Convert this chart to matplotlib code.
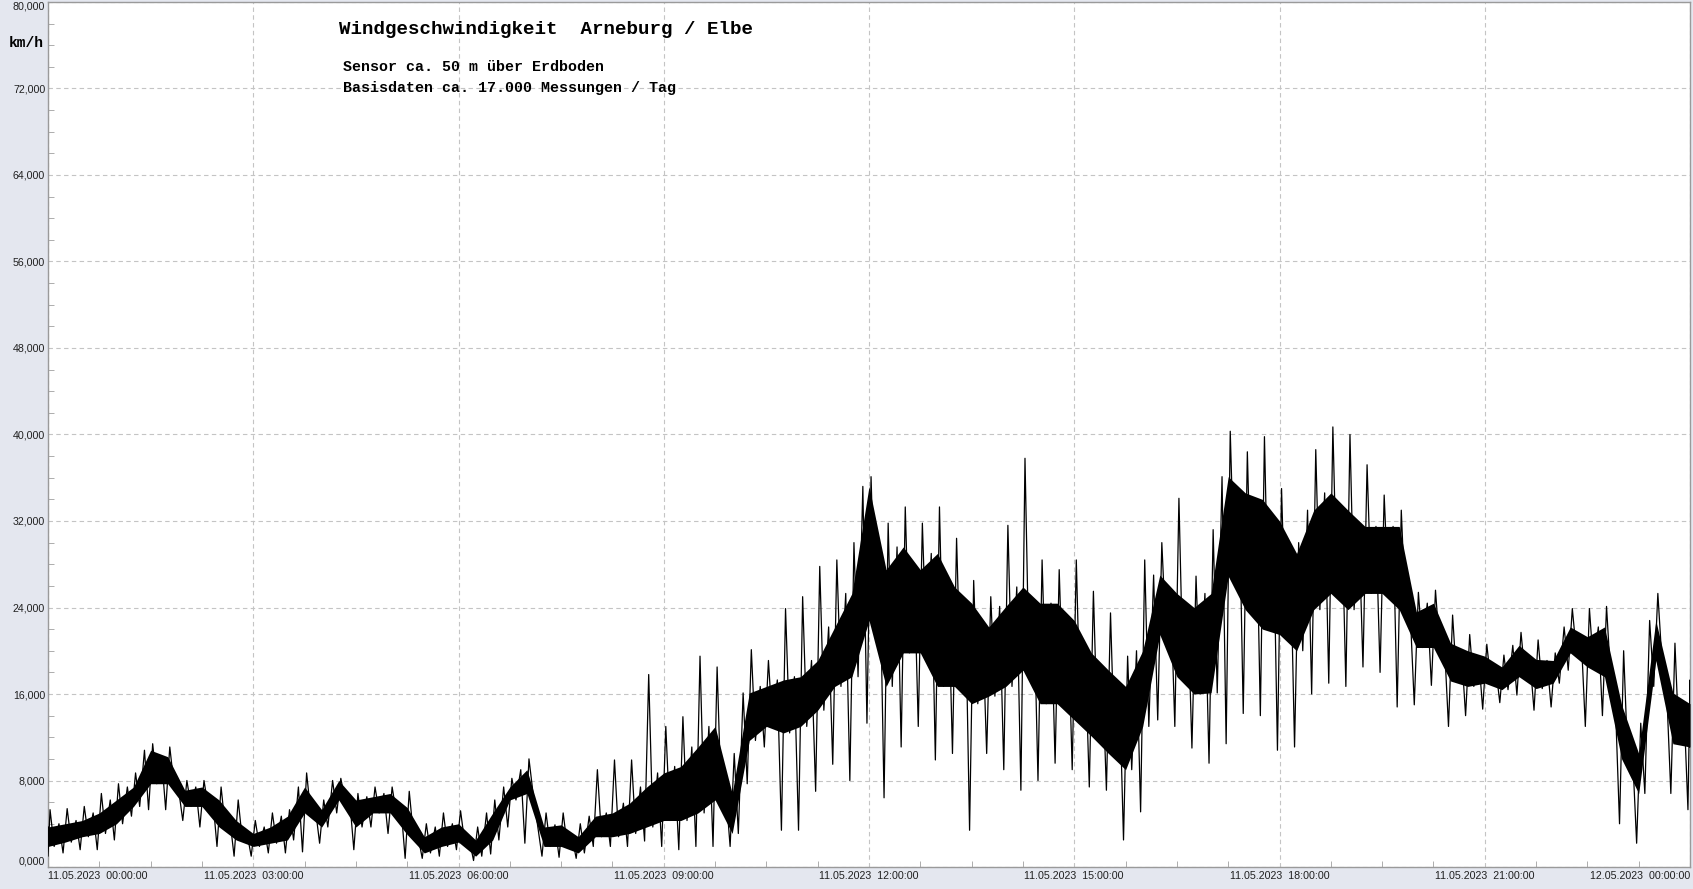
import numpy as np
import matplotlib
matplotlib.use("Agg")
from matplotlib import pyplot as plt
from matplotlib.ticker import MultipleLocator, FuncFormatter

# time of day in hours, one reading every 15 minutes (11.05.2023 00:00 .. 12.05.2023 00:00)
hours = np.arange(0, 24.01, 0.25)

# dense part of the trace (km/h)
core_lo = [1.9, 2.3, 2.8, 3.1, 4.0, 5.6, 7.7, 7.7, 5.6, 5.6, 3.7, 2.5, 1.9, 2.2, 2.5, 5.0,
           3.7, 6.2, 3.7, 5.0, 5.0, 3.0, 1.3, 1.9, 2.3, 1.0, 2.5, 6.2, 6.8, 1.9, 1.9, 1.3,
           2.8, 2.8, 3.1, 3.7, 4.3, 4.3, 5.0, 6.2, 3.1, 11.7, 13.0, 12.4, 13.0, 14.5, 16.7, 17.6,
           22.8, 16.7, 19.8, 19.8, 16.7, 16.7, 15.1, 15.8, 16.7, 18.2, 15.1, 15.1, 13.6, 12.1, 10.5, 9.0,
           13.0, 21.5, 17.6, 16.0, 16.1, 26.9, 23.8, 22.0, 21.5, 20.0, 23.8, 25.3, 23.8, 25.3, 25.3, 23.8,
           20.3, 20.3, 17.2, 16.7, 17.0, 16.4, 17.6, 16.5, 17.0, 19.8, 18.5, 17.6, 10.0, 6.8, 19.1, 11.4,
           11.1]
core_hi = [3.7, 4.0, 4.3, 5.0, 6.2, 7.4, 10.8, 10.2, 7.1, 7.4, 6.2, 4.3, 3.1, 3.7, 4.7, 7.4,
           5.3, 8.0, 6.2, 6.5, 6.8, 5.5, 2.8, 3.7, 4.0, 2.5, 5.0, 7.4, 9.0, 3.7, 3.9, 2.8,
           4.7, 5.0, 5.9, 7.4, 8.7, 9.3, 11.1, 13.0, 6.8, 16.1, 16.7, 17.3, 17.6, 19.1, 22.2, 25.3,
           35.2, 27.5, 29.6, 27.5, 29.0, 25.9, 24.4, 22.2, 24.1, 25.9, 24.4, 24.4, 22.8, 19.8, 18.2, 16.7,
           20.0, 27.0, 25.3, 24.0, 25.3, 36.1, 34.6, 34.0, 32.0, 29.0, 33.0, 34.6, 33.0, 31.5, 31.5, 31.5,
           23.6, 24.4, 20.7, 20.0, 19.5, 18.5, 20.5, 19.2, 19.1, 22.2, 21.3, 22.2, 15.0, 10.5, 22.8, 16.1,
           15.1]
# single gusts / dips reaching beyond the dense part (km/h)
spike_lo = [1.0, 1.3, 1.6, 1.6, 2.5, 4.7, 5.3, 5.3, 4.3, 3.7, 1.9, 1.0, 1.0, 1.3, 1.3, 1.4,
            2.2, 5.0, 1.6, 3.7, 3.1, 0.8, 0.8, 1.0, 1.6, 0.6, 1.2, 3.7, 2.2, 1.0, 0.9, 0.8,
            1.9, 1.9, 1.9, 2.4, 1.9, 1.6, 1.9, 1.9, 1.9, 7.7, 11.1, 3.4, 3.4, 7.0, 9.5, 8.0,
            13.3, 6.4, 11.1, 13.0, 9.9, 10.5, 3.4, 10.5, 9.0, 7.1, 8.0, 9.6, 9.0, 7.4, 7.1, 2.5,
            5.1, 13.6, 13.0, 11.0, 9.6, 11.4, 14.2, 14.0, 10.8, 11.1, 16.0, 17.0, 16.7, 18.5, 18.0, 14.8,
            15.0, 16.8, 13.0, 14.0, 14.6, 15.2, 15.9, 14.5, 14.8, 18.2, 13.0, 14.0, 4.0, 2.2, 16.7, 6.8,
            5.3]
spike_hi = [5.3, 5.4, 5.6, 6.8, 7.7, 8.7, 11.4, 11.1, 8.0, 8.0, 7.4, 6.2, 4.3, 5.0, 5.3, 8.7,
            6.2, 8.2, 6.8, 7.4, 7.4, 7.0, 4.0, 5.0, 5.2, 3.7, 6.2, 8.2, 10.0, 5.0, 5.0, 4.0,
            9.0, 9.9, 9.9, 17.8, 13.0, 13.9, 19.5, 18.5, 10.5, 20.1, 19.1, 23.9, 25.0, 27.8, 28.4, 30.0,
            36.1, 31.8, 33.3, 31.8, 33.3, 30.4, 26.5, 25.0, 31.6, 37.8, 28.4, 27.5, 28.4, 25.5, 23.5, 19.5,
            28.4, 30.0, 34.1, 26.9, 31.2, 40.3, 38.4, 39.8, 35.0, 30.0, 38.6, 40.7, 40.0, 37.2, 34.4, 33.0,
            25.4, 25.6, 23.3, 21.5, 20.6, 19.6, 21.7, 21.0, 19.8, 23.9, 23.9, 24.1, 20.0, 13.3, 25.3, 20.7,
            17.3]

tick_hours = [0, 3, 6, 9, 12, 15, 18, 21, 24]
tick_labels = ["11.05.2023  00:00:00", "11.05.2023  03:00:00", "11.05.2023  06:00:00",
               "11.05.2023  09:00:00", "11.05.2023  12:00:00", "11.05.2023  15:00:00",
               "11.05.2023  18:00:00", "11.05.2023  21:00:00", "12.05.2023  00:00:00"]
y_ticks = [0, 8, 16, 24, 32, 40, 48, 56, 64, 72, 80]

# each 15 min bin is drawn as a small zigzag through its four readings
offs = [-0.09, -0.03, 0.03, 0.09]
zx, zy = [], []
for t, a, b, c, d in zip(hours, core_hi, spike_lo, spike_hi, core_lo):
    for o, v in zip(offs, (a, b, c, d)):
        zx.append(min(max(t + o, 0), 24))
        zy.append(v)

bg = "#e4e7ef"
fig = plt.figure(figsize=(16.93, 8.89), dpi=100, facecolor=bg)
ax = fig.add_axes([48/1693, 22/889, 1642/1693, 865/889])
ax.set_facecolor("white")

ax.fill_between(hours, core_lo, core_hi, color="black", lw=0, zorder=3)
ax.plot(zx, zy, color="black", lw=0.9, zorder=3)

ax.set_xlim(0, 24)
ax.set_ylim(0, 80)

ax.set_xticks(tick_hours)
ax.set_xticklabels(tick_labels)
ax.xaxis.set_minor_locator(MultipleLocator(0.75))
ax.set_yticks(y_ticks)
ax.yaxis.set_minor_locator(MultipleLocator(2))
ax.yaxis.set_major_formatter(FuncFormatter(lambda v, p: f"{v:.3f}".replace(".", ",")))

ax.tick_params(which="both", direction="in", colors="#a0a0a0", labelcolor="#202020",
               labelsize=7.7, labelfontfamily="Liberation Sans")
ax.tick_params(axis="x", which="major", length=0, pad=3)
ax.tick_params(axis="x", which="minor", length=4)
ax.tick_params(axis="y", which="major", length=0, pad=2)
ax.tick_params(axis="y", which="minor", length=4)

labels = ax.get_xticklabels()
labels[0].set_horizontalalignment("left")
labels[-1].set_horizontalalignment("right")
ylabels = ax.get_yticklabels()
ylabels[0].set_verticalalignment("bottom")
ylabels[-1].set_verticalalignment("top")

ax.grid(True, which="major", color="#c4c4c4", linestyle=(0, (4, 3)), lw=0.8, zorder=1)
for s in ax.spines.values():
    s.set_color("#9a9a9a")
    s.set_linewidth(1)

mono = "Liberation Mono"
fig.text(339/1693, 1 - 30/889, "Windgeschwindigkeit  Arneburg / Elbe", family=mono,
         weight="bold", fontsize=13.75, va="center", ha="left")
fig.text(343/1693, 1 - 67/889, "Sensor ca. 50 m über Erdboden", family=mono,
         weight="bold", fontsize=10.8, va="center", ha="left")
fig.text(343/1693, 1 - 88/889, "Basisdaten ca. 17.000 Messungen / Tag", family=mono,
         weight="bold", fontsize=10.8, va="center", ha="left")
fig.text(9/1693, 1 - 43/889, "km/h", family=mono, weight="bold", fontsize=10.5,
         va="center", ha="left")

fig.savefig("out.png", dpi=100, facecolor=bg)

● ● ● ● ● ● ●

* **YOUR GOAL**: From the first line above to the line containing "hours = np.arange(0, 24.01, 0.25)", repeat each line exactly. Pictures stay out.

* **FULL RESPONSE**:
Convert this chart to matplotlib code.
import numpy as np
import matplotlib
matplotlib.use("Agg")
from matplotlib import pyplot as plt
from matplotlib.ticker import MultipleLocator, FuncFormatter

# time of day in hours, one reading every 15 minutes (11.05.2023 00:00 .. 12.05.2023 00:00)
hours = np.arange(0, 24.01, 0.25)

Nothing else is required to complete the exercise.